Geeks Answer Kansas Candidate's Call for Backup
By Nancy Scola, 07/18/2008 - 10:01am

"It's impossible," says a naysayer to cartoon version of Sean Tevis, a Democratic candidate for state house in Kansas's District 15. "Impossible?," he responds. "This is the Internet!" Tevis, running to represent the city of Olathe in the northeastern part of the state, is raising much-needed campaign cash by using a web comic styled after xkcd, a cartoon series popular with the geekiest of geeks. (h/t Carlo Scannella) The strip, called "Running for Office: It's Like A Flamewar with a Forum Troll, but with an Eventual Winner," puts out a call for 3,000 contributors to kick in $8.34.

This is the Internet, indeed. At last update, at 8:18 CST this morning, a reported 3,612 people had come together to fund the Kansan's campaign. New panels tacked on to the comic have the naysayer asking "Who are these people who are donating?" Cartoon Tevis: "I know who they are...backup." No candidate for state rep in Kansas, according to Tevis, had ever attracted more than 650 or so donors.

How'd it happen? Boing Boing, the arbiter of online culture, posted a link to Tevis's site yesterday. Tevis, who, according to his campaign bio, is an information architect at a cooling technology company in Overland Park, is running against Arlen Siegfreid, a Republican elected in 2003 with 55% of the vote.

The comic succeed in pulling in cash and attention from places far beyond Kansas. It's a siren song to geeks. According to the strip, Tevis is running on "open government, personal privacy, real science standards, an end to regressive taxation on those who can least afford it, and," in a nod to net neutrality, "putting someone in office who understands by the Internet cannot and should not be censored." Also namechecked are nuggets of Internet culture like downmodding and rick rolling. In addition to the Boing Boing posting, it was Dugg just over 1,400 times.

Tevis also keeps up a blog -- and a rather frank one for someone running for public office. In a recent post, Tevis talked about throwing away the majority of the issue questionnaires PACs are sending his way.

Two weeks ago, Washington State Democrat Darcy Burner, a candidate in the eight congressional district, ran out of her burning home wearing a shirt reading </war> -- xml code for "end war." It was a secret handshake (though, in Burner's case, an unintentional one), a way of reaching out to geeks. Fundraising took off, and Burner's campaign raised more than $80,000 in the first 24 hours after the fire.
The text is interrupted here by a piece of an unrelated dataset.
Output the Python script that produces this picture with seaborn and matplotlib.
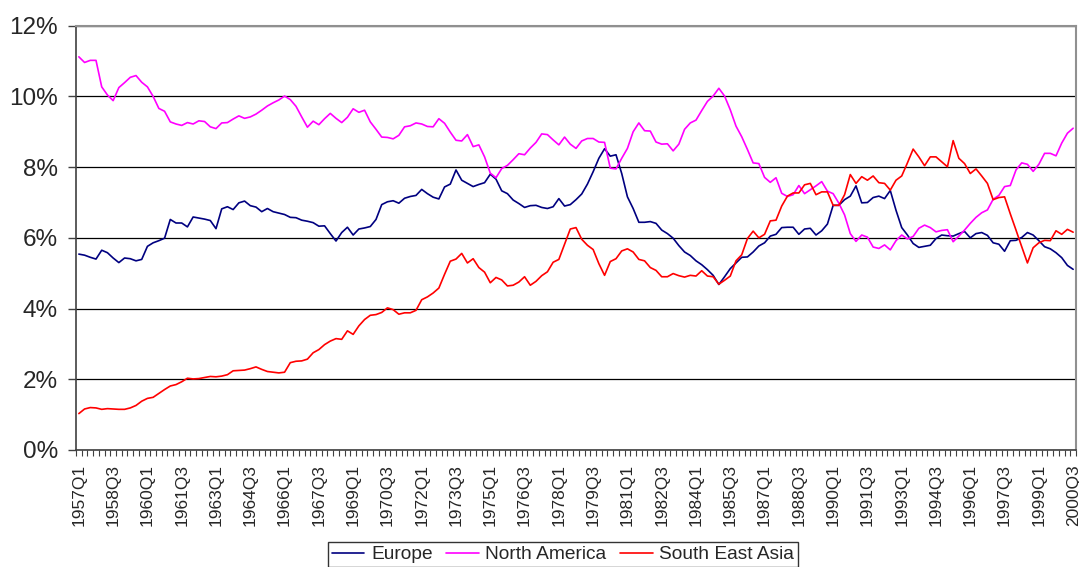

In Tevis's case, all the online attention was enough to get the site Boing Boinged, or shut down. Tevis himself joined in the Boing Boing comments, saying: "Thank you so much for your warm and generous support. The site is being hammered way above what I expected." He wasn't complaining; all that attention is a very good thing.

Oh, why the ask for donations of $8.34? It's simple math. Tevis explains that his campaign needs $26,000 by July 26th to be able to compete with Siegfreid. Three thousand people chipping in $8.34 meets that goal while hitting the sweet spot of affordability. It was an ambitious approach, especially considering that just 6,300 total people cast ballots in the district in 2006. (The Democratic candidate that cycle lost pulled in 2,822 of those votes.) The xkcd call was an attempt -- and a seemingly successful one -- to rely upon the generosity of micro-donors everywhere.

That said, bigger donations are welcomed, of course. Chipping in $500 gets you "a DVD video from Sean Tevis' mom telling you how wonderful you are, because you are." It's difficult to resist kicking the geek a little cash.